---------- EXERCISE MATERIAL

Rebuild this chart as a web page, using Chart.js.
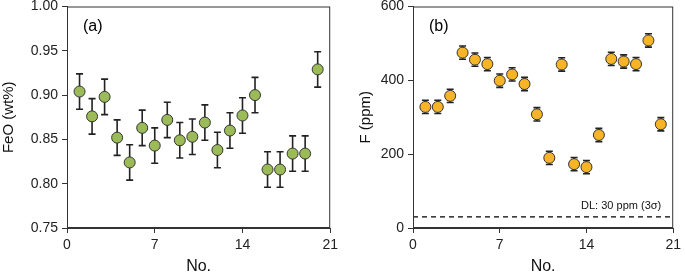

--------------------
---------- EXERCISE MATERIAL

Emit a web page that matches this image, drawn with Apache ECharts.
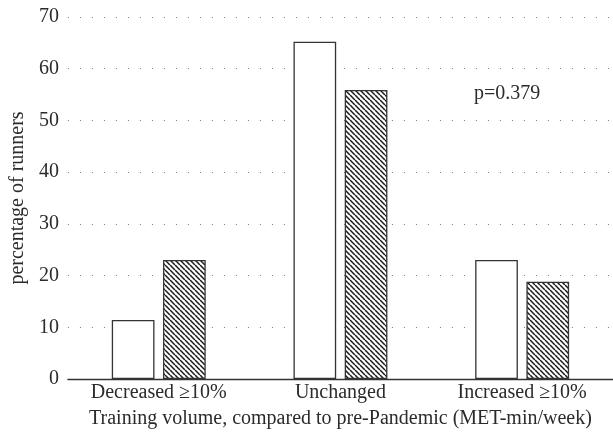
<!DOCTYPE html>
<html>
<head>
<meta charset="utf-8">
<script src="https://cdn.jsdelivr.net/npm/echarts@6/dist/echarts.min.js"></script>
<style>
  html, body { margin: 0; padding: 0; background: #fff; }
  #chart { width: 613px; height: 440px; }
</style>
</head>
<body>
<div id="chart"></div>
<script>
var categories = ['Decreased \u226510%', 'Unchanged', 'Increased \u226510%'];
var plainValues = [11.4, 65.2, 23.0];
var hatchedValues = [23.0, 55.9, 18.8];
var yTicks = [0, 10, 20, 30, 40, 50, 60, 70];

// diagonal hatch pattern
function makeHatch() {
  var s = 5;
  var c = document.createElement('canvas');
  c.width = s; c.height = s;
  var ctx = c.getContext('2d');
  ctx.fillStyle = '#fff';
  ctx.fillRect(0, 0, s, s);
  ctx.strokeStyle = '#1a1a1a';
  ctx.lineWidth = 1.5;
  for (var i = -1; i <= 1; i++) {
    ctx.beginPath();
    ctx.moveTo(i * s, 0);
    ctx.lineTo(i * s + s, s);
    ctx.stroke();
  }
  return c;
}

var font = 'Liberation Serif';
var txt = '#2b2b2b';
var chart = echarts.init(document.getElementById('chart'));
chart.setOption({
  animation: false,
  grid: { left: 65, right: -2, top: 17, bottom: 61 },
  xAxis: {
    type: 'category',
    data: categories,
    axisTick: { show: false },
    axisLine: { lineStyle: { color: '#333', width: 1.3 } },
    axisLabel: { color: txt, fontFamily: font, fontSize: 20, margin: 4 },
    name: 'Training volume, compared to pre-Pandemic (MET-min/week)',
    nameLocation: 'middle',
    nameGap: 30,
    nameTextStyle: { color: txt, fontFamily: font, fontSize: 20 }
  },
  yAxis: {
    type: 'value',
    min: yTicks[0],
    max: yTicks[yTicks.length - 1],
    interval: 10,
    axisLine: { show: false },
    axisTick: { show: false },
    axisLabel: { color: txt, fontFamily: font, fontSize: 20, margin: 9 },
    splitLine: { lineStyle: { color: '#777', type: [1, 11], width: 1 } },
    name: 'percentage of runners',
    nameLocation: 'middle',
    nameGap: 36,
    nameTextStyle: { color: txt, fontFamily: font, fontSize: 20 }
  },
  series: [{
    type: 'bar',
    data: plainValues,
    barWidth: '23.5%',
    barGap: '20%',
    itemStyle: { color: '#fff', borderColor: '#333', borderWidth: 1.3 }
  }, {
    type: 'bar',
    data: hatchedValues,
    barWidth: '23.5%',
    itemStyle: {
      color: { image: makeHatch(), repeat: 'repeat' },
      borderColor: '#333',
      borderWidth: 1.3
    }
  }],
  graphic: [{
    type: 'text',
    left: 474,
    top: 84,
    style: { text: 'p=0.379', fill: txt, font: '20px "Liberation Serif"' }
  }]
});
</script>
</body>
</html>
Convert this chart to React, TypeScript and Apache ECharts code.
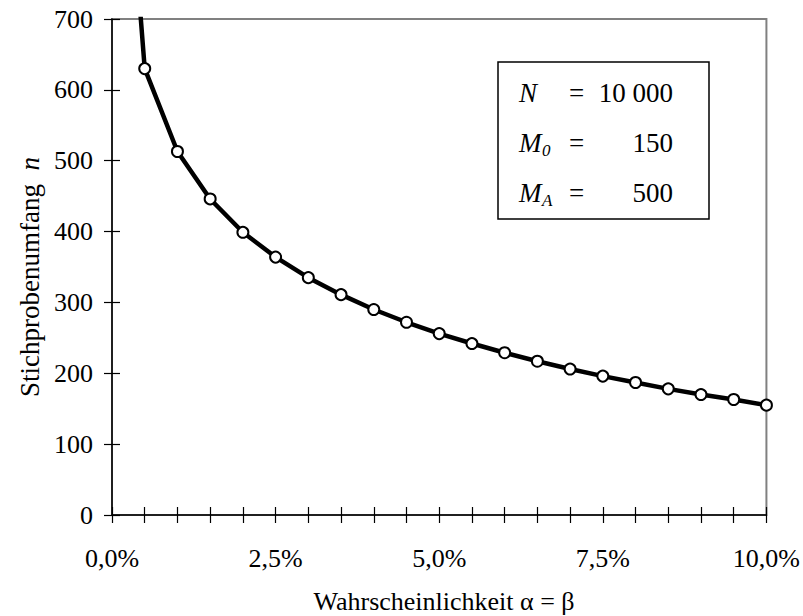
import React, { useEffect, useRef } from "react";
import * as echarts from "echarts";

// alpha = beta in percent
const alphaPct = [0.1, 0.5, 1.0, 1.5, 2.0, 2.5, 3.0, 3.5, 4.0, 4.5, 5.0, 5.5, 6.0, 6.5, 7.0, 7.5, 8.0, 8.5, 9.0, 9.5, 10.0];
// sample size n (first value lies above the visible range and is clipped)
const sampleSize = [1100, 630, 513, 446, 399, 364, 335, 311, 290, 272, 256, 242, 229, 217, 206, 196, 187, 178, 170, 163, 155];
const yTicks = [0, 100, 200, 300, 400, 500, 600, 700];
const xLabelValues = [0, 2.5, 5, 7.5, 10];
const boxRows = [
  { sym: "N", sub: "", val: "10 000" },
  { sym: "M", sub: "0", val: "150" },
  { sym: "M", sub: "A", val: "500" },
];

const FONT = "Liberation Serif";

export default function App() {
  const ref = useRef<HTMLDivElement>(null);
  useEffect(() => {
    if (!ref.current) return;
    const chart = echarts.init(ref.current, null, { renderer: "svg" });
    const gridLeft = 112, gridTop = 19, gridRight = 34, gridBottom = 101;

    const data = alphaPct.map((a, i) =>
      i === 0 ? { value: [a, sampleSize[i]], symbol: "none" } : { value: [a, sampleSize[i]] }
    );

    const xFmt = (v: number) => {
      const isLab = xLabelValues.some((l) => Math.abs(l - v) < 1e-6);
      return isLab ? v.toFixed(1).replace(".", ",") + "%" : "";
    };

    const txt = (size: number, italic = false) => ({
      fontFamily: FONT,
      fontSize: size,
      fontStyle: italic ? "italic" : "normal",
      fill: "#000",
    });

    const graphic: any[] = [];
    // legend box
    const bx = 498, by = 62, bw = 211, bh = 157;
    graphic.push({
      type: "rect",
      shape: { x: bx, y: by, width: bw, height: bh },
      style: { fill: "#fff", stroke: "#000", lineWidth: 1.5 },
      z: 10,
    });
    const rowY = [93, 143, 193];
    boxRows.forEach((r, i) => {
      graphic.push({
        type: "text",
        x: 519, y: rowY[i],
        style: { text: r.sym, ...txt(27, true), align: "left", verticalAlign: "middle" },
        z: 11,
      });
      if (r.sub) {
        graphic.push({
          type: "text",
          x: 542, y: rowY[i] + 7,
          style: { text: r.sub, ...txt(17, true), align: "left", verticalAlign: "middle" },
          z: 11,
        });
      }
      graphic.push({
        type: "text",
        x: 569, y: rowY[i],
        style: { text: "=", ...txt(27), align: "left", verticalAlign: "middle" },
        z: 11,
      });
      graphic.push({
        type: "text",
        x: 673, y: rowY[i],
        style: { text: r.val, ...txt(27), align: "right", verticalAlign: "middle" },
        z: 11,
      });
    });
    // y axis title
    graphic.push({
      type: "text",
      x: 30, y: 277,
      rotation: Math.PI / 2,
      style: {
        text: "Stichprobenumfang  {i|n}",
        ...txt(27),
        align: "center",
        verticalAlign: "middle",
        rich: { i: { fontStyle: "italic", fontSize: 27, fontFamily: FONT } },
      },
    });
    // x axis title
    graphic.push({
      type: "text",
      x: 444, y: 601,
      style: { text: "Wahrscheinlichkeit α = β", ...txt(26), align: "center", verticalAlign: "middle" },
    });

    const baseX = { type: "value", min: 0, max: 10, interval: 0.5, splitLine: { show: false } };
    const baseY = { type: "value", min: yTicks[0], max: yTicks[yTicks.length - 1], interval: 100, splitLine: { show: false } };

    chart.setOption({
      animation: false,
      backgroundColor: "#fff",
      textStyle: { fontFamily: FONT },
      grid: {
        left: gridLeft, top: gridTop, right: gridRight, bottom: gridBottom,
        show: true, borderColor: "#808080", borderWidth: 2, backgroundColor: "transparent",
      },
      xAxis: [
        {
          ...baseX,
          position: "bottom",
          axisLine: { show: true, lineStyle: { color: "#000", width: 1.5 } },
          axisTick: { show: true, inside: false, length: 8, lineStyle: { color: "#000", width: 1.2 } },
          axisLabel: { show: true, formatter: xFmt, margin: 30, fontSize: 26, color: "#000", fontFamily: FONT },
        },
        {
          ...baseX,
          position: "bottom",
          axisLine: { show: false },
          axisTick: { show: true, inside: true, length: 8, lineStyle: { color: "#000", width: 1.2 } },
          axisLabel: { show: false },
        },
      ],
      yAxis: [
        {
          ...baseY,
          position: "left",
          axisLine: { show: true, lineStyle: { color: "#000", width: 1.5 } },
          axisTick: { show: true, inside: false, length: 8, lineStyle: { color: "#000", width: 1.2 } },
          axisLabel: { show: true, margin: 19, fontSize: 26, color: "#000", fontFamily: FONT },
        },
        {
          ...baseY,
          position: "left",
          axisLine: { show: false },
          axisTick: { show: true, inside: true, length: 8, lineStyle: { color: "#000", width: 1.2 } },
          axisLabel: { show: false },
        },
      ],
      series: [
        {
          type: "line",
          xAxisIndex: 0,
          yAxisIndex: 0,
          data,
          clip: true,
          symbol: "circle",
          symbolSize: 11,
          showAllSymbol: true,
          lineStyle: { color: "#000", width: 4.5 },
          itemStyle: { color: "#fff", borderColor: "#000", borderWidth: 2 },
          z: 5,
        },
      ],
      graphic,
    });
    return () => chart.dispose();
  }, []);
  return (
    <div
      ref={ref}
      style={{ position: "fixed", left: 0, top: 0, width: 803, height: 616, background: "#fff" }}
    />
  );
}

--------------------
---------- EXERCISE MATERIAL

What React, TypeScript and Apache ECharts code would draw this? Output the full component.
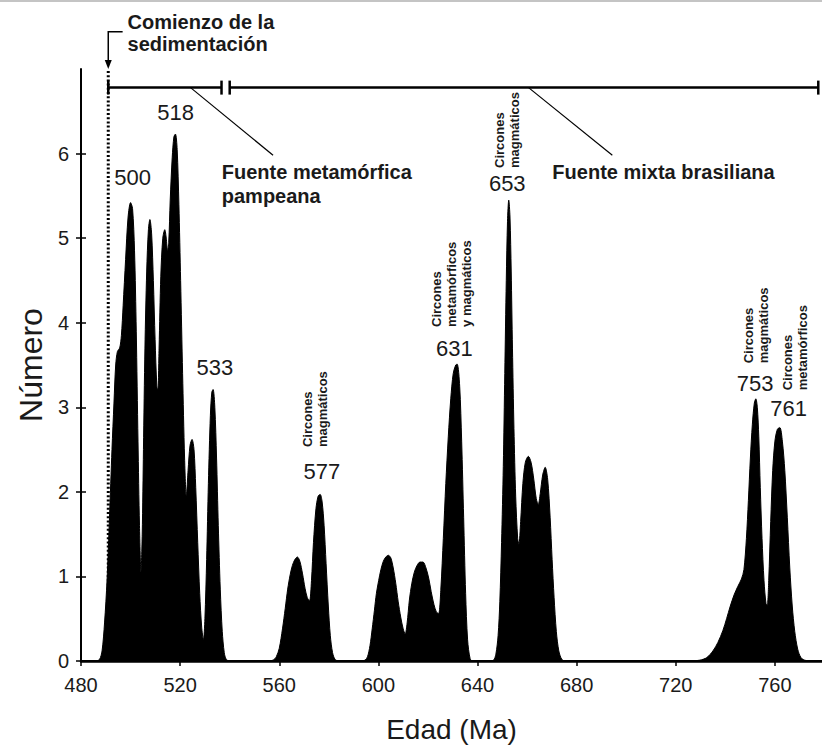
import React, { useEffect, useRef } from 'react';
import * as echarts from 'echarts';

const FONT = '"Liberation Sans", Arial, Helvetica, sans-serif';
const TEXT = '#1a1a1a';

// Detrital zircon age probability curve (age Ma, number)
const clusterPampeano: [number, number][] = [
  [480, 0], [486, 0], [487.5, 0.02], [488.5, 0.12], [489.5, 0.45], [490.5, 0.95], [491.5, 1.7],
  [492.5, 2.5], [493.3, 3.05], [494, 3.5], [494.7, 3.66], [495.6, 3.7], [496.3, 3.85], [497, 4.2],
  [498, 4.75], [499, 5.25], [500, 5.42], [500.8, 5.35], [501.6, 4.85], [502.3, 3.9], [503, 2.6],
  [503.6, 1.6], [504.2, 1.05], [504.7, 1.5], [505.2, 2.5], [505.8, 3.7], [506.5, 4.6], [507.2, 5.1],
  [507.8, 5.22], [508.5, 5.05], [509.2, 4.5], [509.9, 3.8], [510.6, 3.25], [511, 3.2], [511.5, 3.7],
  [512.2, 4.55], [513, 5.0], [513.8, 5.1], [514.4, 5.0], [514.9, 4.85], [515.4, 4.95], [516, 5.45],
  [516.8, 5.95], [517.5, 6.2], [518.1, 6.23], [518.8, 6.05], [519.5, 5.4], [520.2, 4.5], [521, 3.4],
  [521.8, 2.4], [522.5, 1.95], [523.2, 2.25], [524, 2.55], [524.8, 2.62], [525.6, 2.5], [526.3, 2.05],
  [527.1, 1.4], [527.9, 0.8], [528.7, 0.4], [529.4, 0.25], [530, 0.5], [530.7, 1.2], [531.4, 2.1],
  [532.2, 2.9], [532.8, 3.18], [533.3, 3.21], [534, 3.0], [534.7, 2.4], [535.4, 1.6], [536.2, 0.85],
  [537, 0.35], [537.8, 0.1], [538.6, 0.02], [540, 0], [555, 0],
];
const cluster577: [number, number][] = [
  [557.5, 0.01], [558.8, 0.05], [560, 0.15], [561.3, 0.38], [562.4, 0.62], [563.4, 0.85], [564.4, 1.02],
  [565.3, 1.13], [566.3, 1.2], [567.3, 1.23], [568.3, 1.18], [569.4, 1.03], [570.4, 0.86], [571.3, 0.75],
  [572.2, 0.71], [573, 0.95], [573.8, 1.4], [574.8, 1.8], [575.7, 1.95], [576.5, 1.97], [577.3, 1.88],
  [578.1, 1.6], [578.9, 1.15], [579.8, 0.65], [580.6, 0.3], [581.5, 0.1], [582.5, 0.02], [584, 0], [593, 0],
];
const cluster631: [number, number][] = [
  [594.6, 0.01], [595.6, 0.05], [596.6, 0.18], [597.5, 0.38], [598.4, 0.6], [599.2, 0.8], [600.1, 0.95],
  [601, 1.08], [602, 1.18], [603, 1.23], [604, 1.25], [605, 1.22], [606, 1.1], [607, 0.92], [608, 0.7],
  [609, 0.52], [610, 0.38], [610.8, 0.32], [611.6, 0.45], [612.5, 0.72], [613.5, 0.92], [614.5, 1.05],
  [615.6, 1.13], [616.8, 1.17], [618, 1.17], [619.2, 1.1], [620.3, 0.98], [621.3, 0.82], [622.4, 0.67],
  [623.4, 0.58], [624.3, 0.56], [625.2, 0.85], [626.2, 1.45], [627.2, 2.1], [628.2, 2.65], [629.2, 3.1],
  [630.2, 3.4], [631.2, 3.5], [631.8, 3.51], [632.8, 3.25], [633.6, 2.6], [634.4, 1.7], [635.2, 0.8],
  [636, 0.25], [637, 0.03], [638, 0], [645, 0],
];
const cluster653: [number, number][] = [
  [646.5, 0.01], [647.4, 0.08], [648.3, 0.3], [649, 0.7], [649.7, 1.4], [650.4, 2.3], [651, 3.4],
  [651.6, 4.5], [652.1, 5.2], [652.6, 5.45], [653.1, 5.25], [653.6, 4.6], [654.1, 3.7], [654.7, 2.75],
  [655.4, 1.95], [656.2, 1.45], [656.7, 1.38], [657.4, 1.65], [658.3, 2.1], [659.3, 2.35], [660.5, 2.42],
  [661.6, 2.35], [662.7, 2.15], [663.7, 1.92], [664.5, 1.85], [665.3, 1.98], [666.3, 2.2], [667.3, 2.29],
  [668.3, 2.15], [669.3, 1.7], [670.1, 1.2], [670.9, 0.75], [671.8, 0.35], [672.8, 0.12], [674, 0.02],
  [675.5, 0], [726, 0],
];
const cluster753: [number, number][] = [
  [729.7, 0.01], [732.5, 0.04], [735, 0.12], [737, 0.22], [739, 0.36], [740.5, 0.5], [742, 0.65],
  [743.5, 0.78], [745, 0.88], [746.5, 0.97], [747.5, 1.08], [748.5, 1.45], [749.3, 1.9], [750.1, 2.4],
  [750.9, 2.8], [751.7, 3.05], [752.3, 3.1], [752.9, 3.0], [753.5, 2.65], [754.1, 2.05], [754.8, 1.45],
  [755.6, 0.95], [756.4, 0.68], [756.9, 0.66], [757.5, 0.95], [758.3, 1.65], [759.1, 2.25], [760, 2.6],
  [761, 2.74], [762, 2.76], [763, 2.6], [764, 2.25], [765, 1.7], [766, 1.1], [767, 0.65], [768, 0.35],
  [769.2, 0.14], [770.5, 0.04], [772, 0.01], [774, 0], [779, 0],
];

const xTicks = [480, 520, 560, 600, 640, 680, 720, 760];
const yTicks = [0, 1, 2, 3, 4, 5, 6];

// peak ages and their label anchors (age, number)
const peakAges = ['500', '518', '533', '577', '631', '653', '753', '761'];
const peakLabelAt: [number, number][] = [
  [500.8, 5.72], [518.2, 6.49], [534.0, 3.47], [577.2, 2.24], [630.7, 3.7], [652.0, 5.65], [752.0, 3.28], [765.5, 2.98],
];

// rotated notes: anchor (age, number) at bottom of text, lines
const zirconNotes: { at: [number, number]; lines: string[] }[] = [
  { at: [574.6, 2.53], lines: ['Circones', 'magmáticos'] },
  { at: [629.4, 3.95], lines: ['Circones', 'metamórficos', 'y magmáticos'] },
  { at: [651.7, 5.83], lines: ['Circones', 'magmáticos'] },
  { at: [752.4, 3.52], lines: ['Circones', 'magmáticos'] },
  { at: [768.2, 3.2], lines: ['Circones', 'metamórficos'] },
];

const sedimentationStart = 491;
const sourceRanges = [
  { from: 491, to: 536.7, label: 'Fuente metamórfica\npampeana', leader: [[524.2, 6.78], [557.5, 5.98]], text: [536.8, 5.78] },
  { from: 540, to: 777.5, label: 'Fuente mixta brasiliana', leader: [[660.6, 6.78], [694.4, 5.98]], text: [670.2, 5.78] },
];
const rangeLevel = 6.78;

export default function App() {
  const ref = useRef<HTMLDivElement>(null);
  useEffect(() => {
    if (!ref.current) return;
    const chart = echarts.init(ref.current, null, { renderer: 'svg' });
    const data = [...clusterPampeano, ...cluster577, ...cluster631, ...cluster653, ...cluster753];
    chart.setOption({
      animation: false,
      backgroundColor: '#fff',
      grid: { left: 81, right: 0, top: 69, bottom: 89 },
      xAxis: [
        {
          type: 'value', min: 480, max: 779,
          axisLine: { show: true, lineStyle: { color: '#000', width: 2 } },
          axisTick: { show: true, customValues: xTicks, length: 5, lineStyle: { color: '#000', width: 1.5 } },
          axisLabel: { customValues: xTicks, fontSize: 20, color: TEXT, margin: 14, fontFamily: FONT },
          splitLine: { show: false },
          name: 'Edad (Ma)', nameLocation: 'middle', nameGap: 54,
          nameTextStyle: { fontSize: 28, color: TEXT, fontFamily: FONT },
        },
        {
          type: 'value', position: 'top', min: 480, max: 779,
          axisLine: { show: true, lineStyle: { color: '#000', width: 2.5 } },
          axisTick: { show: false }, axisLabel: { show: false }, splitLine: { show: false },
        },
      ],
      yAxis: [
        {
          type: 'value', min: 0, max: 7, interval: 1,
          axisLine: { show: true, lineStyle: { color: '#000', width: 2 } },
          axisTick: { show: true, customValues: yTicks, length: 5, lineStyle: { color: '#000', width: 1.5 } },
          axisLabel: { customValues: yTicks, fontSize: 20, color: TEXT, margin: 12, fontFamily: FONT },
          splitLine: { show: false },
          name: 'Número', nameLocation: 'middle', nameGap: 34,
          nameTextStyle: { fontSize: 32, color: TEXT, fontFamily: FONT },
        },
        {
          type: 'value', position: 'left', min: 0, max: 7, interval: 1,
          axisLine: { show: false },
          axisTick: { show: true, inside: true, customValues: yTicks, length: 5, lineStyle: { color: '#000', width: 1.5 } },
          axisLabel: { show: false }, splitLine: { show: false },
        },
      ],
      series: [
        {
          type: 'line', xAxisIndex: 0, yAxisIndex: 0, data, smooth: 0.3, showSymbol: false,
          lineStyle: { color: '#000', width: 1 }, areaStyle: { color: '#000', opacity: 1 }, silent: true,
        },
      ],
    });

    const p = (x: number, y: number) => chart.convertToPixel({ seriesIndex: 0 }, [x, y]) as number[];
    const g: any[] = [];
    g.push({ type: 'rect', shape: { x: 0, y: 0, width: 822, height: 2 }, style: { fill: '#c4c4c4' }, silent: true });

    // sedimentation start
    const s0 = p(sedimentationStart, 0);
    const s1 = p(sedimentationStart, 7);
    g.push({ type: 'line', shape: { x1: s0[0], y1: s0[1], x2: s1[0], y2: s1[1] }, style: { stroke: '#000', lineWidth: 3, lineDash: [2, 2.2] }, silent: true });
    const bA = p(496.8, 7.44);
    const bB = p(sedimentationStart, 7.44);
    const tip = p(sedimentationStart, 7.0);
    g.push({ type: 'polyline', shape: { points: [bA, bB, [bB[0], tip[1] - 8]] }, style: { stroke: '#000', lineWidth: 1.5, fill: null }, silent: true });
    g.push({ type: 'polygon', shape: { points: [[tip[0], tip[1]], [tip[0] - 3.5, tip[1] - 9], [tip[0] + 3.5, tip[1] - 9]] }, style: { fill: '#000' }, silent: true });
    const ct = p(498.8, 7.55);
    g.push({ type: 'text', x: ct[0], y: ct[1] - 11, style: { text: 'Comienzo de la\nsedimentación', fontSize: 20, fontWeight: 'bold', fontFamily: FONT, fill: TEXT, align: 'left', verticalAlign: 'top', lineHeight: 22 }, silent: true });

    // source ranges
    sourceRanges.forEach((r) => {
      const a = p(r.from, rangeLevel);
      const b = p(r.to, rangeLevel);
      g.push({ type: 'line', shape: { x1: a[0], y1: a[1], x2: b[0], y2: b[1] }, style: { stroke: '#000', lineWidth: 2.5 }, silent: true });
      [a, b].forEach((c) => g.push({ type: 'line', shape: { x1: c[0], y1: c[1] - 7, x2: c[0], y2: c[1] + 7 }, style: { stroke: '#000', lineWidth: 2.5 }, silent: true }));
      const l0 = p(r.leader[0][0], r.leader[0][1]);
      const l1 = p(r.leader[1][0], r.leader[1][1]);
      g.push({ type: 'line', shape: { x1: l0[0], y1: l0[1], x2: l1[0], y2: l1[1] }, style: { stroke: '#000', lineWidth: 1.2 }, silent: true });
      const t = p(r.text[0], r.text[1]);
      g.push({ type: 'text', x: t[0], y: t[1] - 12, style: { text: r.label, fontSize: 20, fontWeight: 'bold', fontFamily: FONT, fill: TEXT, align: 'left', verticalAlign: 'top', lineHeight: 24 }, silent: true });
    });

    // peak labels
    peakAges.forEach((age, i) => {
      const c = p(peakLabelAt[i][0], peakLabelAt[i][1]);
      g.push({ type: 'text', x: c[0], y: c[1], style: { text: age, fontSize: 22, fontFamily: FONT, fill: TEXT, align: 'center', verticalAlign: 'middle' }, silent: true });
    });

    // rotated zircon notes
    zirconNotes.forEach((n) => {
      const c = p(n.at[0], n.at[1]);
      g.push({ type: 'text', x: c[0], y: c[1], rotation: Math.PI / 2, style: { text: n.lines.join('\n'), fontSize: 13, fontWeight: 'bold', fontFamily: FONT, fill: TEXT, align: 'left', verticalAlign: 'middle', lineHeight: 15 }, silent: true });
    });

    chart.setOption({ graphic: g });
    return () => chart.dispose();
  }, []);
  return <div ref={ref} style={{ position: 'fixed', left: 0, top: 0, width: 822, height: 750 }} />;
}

--------------------

Could you quote, word for word, only the lines from the one containing "What React, TypeScript" through the one containing "const TEXT = '#1a1a1a';", both included, and leave out any pictures?

* _TASK RESULT_:
What React, TypeScript and Apache ECharts code would draw this? Output the full component.
import React, { useEffect, useRef } from 'react';
import * as echarts from 'echarts';

const FONT = '"Liberation Sans", Arial, Helvetica, sans-serif';
const TEXT = '#1a1a1a';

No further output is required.